Retour aux billets

France 2015

Mûrissement au jardin

Par une magie analogue à la touche d’une baguette de fée, en m’atteignant, les rayons du soleil, commenceront bientôt à me parer des couleurs qui me rendront si attrayant. Solidement accroché, bien entouré de mes semblables, comme dans un cocon de verdure, je me sens bien, il reste au temps à parfaire son œuvre. Déjà, mes formes s’affinent, ma chair, en se gonflant, accentue le sillon de mes lèvres closes. De jour en jour, tandis que ma pulpe s’amollit et s’affine, mes couleurs vertes tournent au jaune avant de tirer sur l’orangé. Le moment est venu où je me complais à attirer le regard et à aiguiser la concupiscence des passants en me dodelinant tranquillement au gré de la brise. Le caractère éphémère de cet état m’engage à en jouir pleinement.

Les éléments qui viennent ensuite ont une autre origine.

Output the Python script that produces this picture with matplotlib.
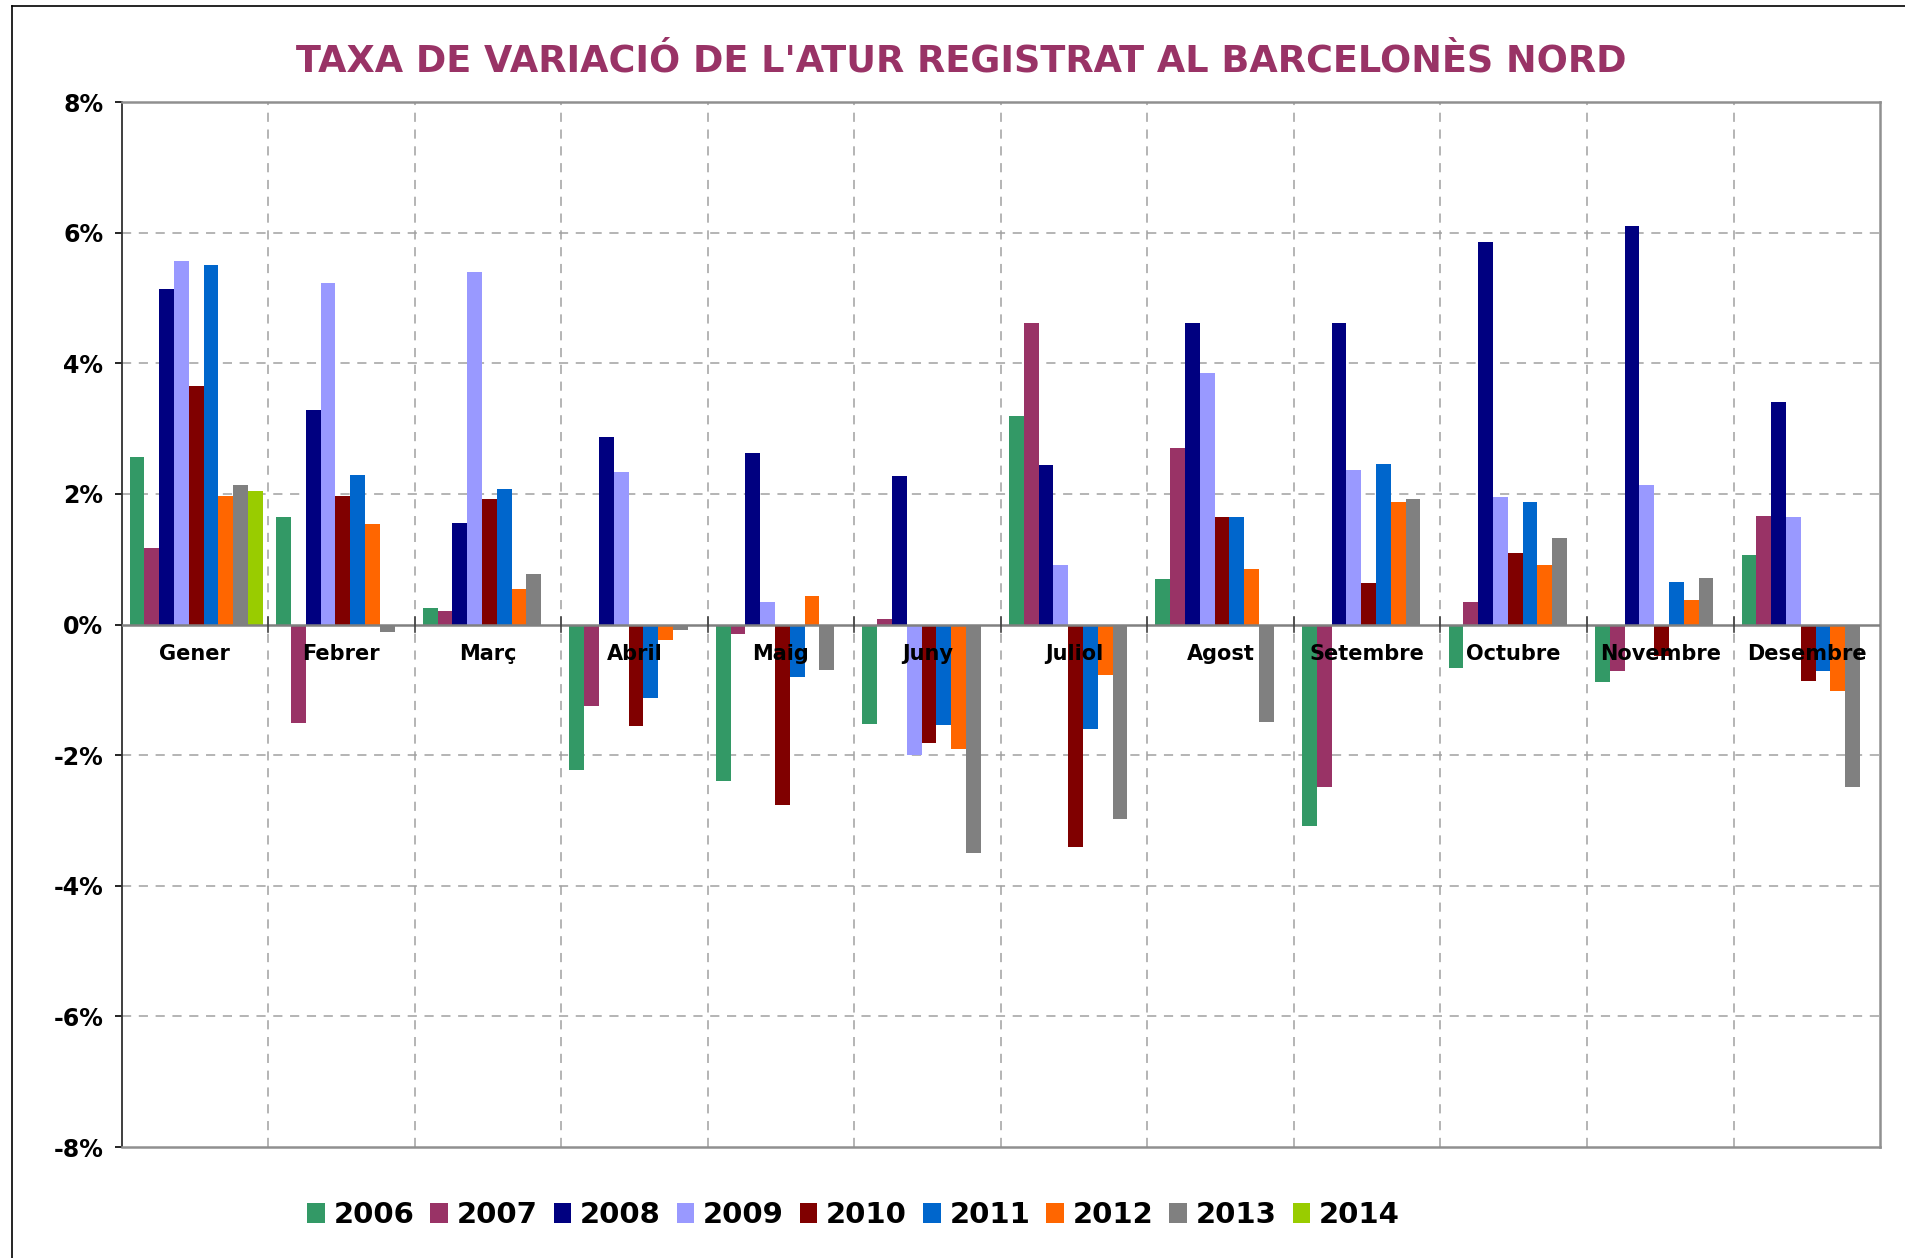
import matplotlib
matplotlib.use("Agg")
import matplotlib.pyplot as plt
from matplotlib.lines import Line2D
from matplotlib.patches import Patch
import numpy as np

# %%
months = ["Gener", "Febrer", "Març", "Abril", "Maig", "Juny", "Juliol",
          "Agost", "Setembre", "Octubre", "Novembre", "Desembre"]
years = ["2006", "2007", "2008", "2009", "2010", "2011", "2012", "2013", "2014"]
colors = ["#339966", "#993366", "#000080", "#9999FF", "#800000",
          "#0066CC", "#FF6600", "#808080", "#99CC00"]

y2006 = [2.57, 1.64, 0.25, -2.23, -2.40, -1.52, 3.20, 0.69, -3.09, -0.67, -0.88, 1.06]
y2007 = [1.17, -1.51, 0.21, -1.25, -0.15, 0.09, 4.61, 2.71, -2.49, 0.35, -0.71, 1.66]
y2008 = [5.13, 3.29, 1.56, 2.87, 2.62, 2.27, 2.44, 4.61, 4.61, 5.86, 6.10, 3.40]
y2009 = [5.56, 5.23, 5.40, 2.34, 0.35, -2.00, 0.91, 3.85, 2.37, 1.95, 2.14, 1.64]
y2010 = [3.65, 1.97, 1.92, -1.56, -2.77, -1.82, -3.40, 1.64, 0.63, 1.10, -0.48, -0.86]
y2011 = [5.51, 2.29, 2.08, -1.13, -0.80, -1.54, -1.60, 1.64, 2.46, 1.88, 0.65, -0.71]
y2012 = [1.97, 1.54, 0.54, -0.24, 0.43, -1.90, -0.78, 0.85, 1.88, 0.91, 0.37, -1.02]
y2013 = [2.14, -0.11, 0.78, -0.08, -0.69, -3.50, -2.97, -1.49, 1.92, 1.32, 0.71, -2.49]
y2014 = [2.05, None, None, None, None, None, None, None, None, None, None, None]
series = [y2006, y2007, y2008, y2009, y2010, y2011, y2012, y2013, y2014]

# %%
fig = plt.figure(figsize=(19.05, 12.58), dpi=100)
ax = fig.add_axes([0.0638, 0.0882, 0.9231, 0.8307])

x = np.arange(len(months))
bw = 0.101
for k, (vals, col) in enumerate(zip(series, colors)):
    xs = [xi + (k - 4) * bw + 0.01 for xi, v in zip(x, vals) if v is not None]
    vs = [v for v in vals if v is not None]
    ax.bar(xs, vs, width=bw, color=col, linewidth=0, zorder=3)

ax.set_xlim(-0.5, len(months) - 0.5)
ax.set_ylim(-8, 8)
ax.set_yticks(range(-8, 9, 2))
ax.set_yticklabels([f"{t}%" for t in range(-8, 9, 2)], fontsize=17, fontweight="bold")
ax.tick_params(axis="y", length=5, width=1.2, pad=8, color="black")

# vertical separators between months
for b in np.arange(0.5, len(months) - 0.5, 1):
    ax.axvline(b, color="#a0a0a0", linestyle=(0, (6, 5)), linewidth=1.1, zorder=1)
for t in range(-6, 8, 2):
    if t != 0:
        ax.axhline(t, color="#a0a0a0", linestyle=(0, (6, 5)), linewidth=1.1, zorder=1)
ax.axhline(0, color="#808080", linewidth=1.8, zorder=4)
ax.set_xticks(np.arange(0.5, len(months) - 0.5, 1))
ax.set_xticklabels([])
ax.tick_params(axis="x", length=0)
for b in np.arange(0.5, len(months) - 0.5, 1):
    ax.plot([b, b], [-0.12, 0.12], color="#404040", linewidth=1.2, zorder=5)

for i, m in enumerate(months):
    ax.text(i, -0.45, m, ha="center", va="center", fontsize=15,
            fontweight="bold", zorder=6)

for s in ["top", "right", "bottom"]:
    ax.spines[s].set_color("#909090")
    ax.spines[s].set_linewidth(1.8)
ax.spines["left"].set_color("#303030")
ax.spines["left"].set_linewidth(1.3)

fig.text(0.5045, 0.9515, "TAXA DE VARIACIÓ DE L'ATUR REGISTRAT AL BARCELONÈS NORD",
         ha="center", va="center", fontsize=26.4, fontweight="bold", color="#993366")

handles = [Patch(facecolor=c, edgecolor="none") for c in colors]
fig.legend(handles, years, loc="center", bbox_to_anchor=(0.448, 0.034), ncol=9,
           frameon=False, prop={"size": 21, "weight": "bold"},
           handlelength=0.6, handleheight=0.7, handletextpad=0.3,
           columnspacing=0.55)

# frame of the original chart area
fig.add_artist(Line2D([0.0063, 0.0063], [0, 0.9952], color="black", linewidth=1.2))
fig.add_artist(Line2D([0.0063, 1], [0.9952, 0.9952], color="black", linewidth=1.2))

fig.savefig("out.png", dpi=100)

Ah ! J’allais oublier, je m’appelle Ab, un nom dont la forme trahit les origines. Elle m’aurait, dit-on, été attribuée à la suite d’un long périple dans le temps et dans l’espace depuis que certains de mes ancêtres ont quitté l’Asie centrale. Je ne partirai pas sans vous présenter quelques membres de ma famille. Un cousin, Ha, long et tout vert aime se balancer à l’ombre. Bien que nous ne nous rencontrions jamais, nous nous savons proches. Il arrivait même que nous nous fassions un bout de route ensemble sur le dos de ce pauvre Bour que, trop bruyant à notre goût, nous avions laissé au loin où il est en charge de portage.